Sur le plan de la gouvernance, les trois conseils expriment la plus grande défiance envers la création (même optionnelle) d’un Conseil académique regroupant le Conseil scientifique (CS) et le Conseil des études et de la vie universitaire (CEVU). Ces deux conseils ont des objets différents et complémentaires, la recherche pour le CS, la formation pour le CEVU. Leur réunion ne pourrait introduire que de la lourdeur et de la confusion dans les débats ; elle risquerait de compliquer la gouvernance de l’université. Les trois conseils sont enfin fermement opposés à l’hypothèse d’une participation des personnalités extérieures à l’élection du président qui remettrait gravement en cause les principes de collégialité, de démocratie interne et d’autonomie des universités.
L’université Paris 1 est aussi une université fortement attractive, elle rayonne sur l’ensemble du territoire national et, au-delà, dans un périmètre international. Dès le L, ses étudiants viennent de toute la France et de toute l’Europe ; en M et D, l’université attire, grâce aux partenariats qu’elle a développés, des étudiants du monde entier. L’horizon de ses étudiants, celui de ses enseignants, enseignants-chercheurs et chercheurs est national et international. Aussi, la place nouvelle dévolue aux collectivités territoriales dans les instances universitaires et l’acte III de la décentralisation laissent-ils craindre une régionalisation de l’enseignement supérieur qui aboutirait, dans une région Île-de-France concentrant 40% du potentiel scientifique français, à un appauvrissement de tous les établissements.

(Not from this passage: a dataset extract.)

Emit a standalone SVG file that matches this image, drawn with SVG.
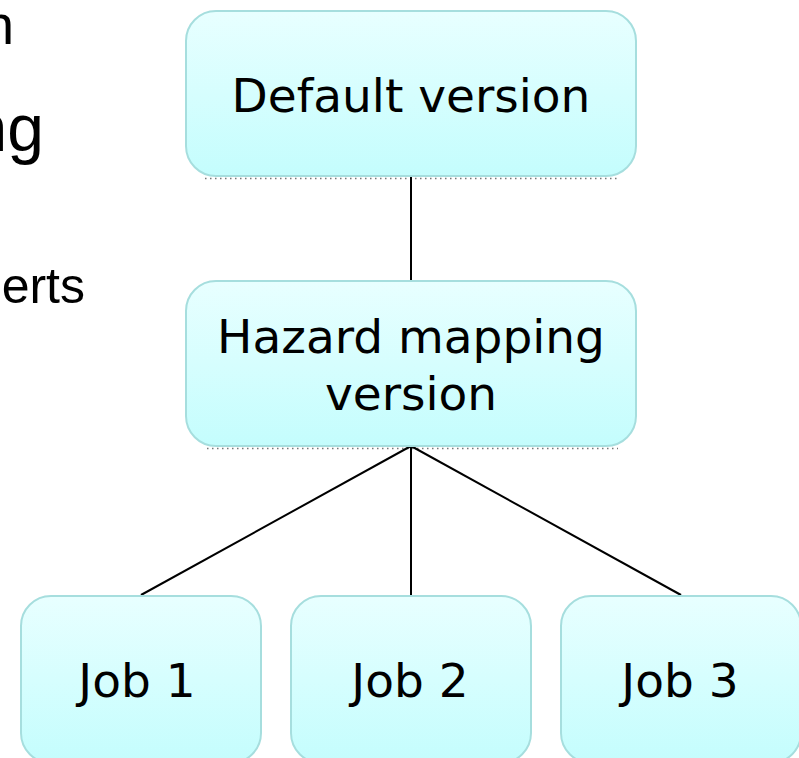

Le congrès rappelle que la logique de site doit être doublée d’un programme de développement à l’échelle nationale et internationale proportionnel au rôle de l’Université.
Le congrès réaffirme la centralité du modèle universitaire à l’échelle nationale et internationale.
Motion adoptée à l’unanimité moins cinq refus de vote et deux abstentions.